The usual explanation of these two words is that “we will do” is a super-rational commitment, as if to say, “I will do whatever You want me to do.” This level is called “nullification to the Master of the will.” The phrase “we will listen” means that after I carry out that will, I will understand.  In other words, my performance of the God’s commandments is not dependent upon my understanding, first I will do it, and then I will understand. This is a uniquely Jewish commitment, a Jewish, irrational way of commitment, and only a Jew is able to commit himself in this way to God. This is why we were deemed worthy of these two crowns, because we expressed our desire to perform God’s will before knowing exactly what we had to do.

 

The Rebbe Maharash offers a more profound interpretation. He explains that the word nishma does not merely mean to hear and to understand intellectually, he points that it means commitment to do something, because nishma in Hebrew also means obedience. The Hebrew root shama can mean physical hearing or intellectual understanding. Nonetheless, throughout the Torah, the same root shama also means obedience, commitment. However, if the word nishma means obedience, then there is apparently no difference between that and naaseh” which means “we will do.”  The Maharash, however makes the distinction, stating that “naaseh” means “we will carry out God’s will, come what may!” while nishma means, that we will carry out God’s will with the obedience of a soldier in the army. When an officer broadcasts an order to a soldier, the soldier has to first hear it; he has to receive the order through his radio set. Once the soldier has received the order he must integrate it into his mind and he must take into consideration the field conditions, measuring to what extent, he is able to perform this command faithfully. In other words he says, “I will do it to the best of my ability.” This is the level of “nishma.”

 

According to this interpretation, “naaseh!” “we will do it, come what may!” is an irrational, chaotic cry, which, without the balance of nishma,” would “break the vessels.” The addition of the word, “nishma” comes to say, “We will do it to the best of our ability,” this is the rectification of the wild energies of “naaseh.” This, as we shall explain in more detail, is the meaning of “chaotic lights in rectified vessels.”
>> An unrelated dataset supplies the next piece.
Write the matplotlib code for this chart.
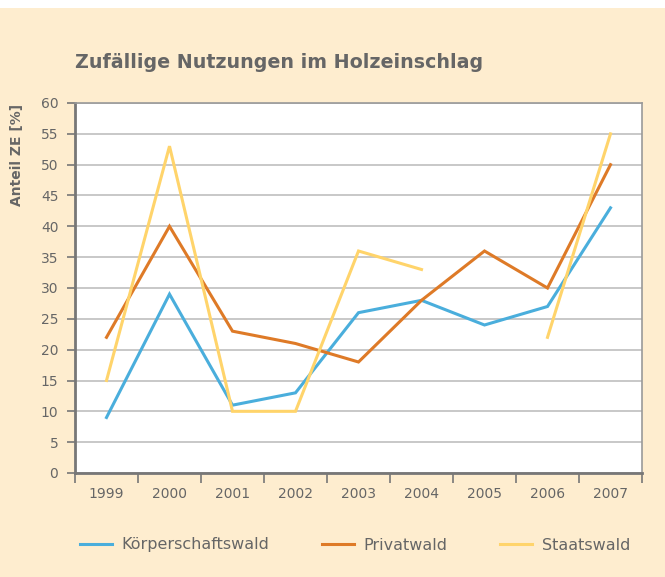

This explanation of the Rebbe Maharash is very profound. The commitment of nishma is committing yourself to doing as much as you can.  As much as I can,” is my understanding of my own limitations. Everyone has a certain extent of self-knowledge, and based upon his own experience he knows to what degree he is capable of succeeding in the task at hand. A person knows that there have been moments in the past when he has been unsuccessful because he tried to do too much. His own experience teaches him not to take on more than he can handle, as we mentioned earlier, “There is none wiser than someone with experience. Taking on more than one can handle is the World of Chaos. If a person tries to do something that is more than he can handle, he has an inner trepidation that he might fail, or even worse, that he might totally collapse from the strain of too much responsibility. This very thought in itself may cause the failure. We therefore have the “nishma” clause, which states “I will do what I can.” This sense of commitment is for the sake of the one giving the order as well as the one who is ordered. For the reason the order has been given is for it to be carried out successfully. Therefore, a person must judge rationally how much he can do in practice and he must do what he can to the extent that he is able. Since one must be completely committed to the success of the campaign one must therefore prevent failure by taking on more than one can handle.